La santé mentale a un coût à la fois organisationnel et en termes de productivité très important. Nous avons, en effet, noté que le coût de la santé mentale augmente drastiquement. On l’estime au niveau national à 3 000 €, par an et par salarié. C’est-à-dire qu’une entreprise de 1 000 salariés dépense chaque année trois millions d’euros du fait des conséquences négatives de la santé mentale de ses équipes. Cela reste un chiffre global, qui varie entre 1 000 et 5 000 €, par an et par salarié, en fonction du secteur d’activité, du contexte de l’entreprise et de l’âge moyen des équipes. Les troubles liés à la santé mentale constituent la première cause d’absentéisme (22% des arrêts maladie), mais aussi la première cause de départs non souhaités.
Quels sont les principaux facteurs qui aggravent la santé mentale des salariés ?
Le facteur le plus impactant sur la santé mentale des salariés est la qualité des relations sociales dans l’entreprise. Deuxième facteur aggravant, le manque de reconnaissance de la part des managers et des pairs – parmi les salariés ayant pensé à quitter leur entreprise pour des raisons liées à leur santé mentale, 56% n’ont pas le sentiment d’être reconnus au travail.
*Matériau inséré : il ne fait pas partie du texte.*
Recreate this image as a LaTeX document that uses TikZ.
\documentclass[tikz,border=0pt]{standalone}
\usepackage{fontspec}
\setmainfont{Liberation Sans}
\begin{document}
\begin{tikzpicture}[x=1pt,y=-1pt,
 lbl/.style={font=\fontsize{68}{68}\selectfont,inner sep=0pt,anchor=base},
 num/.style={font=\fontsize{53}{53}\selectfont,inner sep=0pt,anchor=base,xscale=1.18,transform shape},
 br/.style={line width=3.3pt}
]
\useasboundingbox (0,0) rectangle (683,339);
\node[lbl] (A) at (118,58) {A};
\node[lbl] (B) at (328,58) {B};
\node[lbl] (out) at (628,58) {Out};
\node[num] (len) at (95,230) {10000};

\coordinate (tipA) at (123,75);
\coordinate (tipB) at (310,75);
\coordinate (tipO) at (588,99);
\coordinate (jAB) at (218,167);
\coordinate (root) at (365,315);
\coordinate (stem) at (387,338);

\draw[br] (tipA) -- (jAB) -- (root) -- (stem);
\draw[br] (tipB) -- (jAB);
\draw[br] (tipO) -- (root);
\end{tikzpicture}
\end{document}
Le salarié doit sentir qu’il a un impact dans l’entreprise et dans son équipe. Viennent ensuite d’autres facteurs, comme le manque de motivation, le manque d’évolution professionnelle ou de développement des compétences, le non-alignement avec les valeurs de l’entreprise, le sentiment de ne pas être aidé par ses pairs ou encore de ne pas être respecté. Tous ces éléments concourent à une mauvaise santé mentale chez les salariés et en expliquent le coût.
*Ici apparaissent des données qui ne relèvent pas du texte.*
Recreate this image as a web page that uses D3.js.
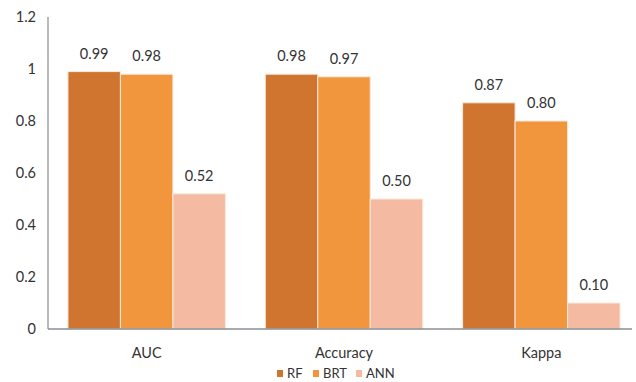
<!DOCTYPE html>
<html>
<head>
<meta charset="utf-8">
<script src="https://cdn.jsdelivr.net/npm/d3@7"></script>
<style>
  html, body { margin: 0; padding: 0; background: #fff; }
  svg { display: block; font-family: Lato, "Open Sans", sans-serif; }
</style>
</head>
<body>
<svg id="chart" width="636" height="382"></svg>
<script>
// Model performance metrics
const categories = ["AUC", "Accuracy", "Kappa"];
const seriesNames = ["RF", "BRT", "ANN"];
const rfValues  = [0.99, 0.98, 0.87];
const brtValues = [0.98, 0.97, 0.80];
const annValues = [0.52, 0.50, 0.10];
const yTicks = [0, 0.2, 0.4, 0.6, 0.8, 1, 1.2];
const colors = ["#cf7530", "#f2963e", "#f4bba2"];

const seriesValues = [rfValues, brtValues, annValues];
const rows = categories.map((c, i) => ({
  category: c,
  values: seriesNames.map((s, j) => ({ series: s, value: seriesValues[j][i] }))
}));

const svg = d3.select("#chart");
const plotLeft = 48, plotRight = 640, plotTop = 17, plotBottom = 329;

const y = d3.scaleLinear().domain([0, 1.2]).range([plotBottom, plotTop]);
const x0 = d3.scaleBand().domain(categories).range([plotLeft, plotRight]).padding(0);
const x1 = d3.scaleBand().domain(seriesNames).range([0, x0.bandwidth()])
  .paddingInner(0).paddingOuter(0.38);
const color = d3.scaleOrdinal().domain(seriesNames).range(colors);

// y tick labels (no tick marks, no gridlines)
const yAxis = svg.append("g")
  .attr("transform", `translate(${plotLeft},0)`)
  .call(d3.axisLeft(y).tickValues(yTicks).tickFormat(d3.format("~g")).tickSize(0).tickPadding(12));
yAxis.select(".domain").remove();
yAxis.selectAll("text").attr("font-size", 14.5).attr("fill", "#333").attr("font-family", "Lato, sans-serif");

// bars
const groups = svg.append("g").selectAll("g")
  .data(rows).join("g")
  .attr("transform", d => `translate(${x0(d.category)},0)`);

groups.selectAll("rect.bar")
  .data(d => d.values).join("rect")
  .attr("class", "bar")
  .attr("x", d => x1(d.series))
  .attr("y", d => y(d.value))
  .attr("width", x1.bandwidth())
  .attr("height", d => y(0) - y(d.value))
  .attr("fill", d => color(d.series))
  .attr("stroke", "#fbe9dc")
  .attr("stroke-width", 1);

// value labels
groups.selectAll("text.val")
  .data(d => d.values).join("text")
  .attr("class", "val")
  .attr("x", d => x1(d.series) + x1.bandwidth() / 2)
  .attr("y", d => y(d.value) - 13)
  .attr("text-anchor", "middle")
  .attr("font-size", 14.5)
  .attr("fill", "#333")
  .text(d => d3.format(".2f")(d.value));

// axis lines
svg.append("line")
  .attr("x1", plotLeft).attr("x2", plotLeft).attr("y1", plotTop).attr("y2", plotBottom)
  .attr("stroke", "#8a8a8a").attr("stroke-width", 1.2);
svg.append("line")
  .attr("x1", plotLeft).attr("x2", 632).attr("y1", plotBottom).attr("y2", plotBottom)
  .attr("stroke", "#8a8f96").attr("stroke-width", 1.4);

// category labels
const xAxis = svg.append("g")
  .attr("transform", `translate(0,${plotBottom})`)
  .call(d3.axisBottom(x0).tickSize(0).tickPadding(19));
xAxis.select(".domain").remove();
xAxis.selectAll("text").attr("font-size", 14.5).attr("fill", "#333").attr("font-family", "Lato, sans-serif");

// legend
const legendX = [277, 313, 356];
const legend = svg.append("g").selectAll("g")
  .data(seriesNames).join("g")
  .attr("transform", (d, i) => `translate(${legendX[i]},370)`);
legend.append("rect")
  .attr("width", 6).attr("height", 7)
  .attr("fill", d => color(d));
legend.append("text")
  .attr("x", 10).attr("y", 7.5)
  .attr("font-size", 13)
  .attr("fill", "#333")
  .text(d => d);
</script>
</body>
</html>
Quelles sont les actions que peuvent mener les entreprises pour agir concrètement sur la prévention?
Les entreprises doivent arrêter de traiter la santé mentale comme une variable d’ajustement. En cas de dégradation de sa situation économique, l’entreprise va couper tout ce qui est lié au bien-être des salariés pour s’attacher à la production et à la productivité. Or la santé n’est pas un « nice to have » mais bien un « must have », soit un élément « business » qui doit être traité comme un pilier stratégique pour la productivité et la compétitivité de l’entreprise. Elles peuvent commencer par mesurer l’impact de la santé mentale. Mais elles doivent surtout se transformer, transformer leur culture et leurs méthodes de management en interne pour ne plus être une source de dégradation de santé mentale. On recommande, au niveau collectif, de partager du sens avec les collaborateurs soit, au-delà de fixer des objectifs, de donner du sens et de montrer l’impact de ces objectifs ; d’adopter la culture d’un feed-back qui soit à la fois franc et bienveillant ; de développer une culture du management juste et transparente, et une communication sociale bénéfique pour les salariés. Et enfin d’encourager la culture de la reconnaissance pour que les salariés se sentent à la fois reconnus et valorisés. Les entreprises doivent également les accompagner au niveau individuel et prendre en compte leur situation personnelle.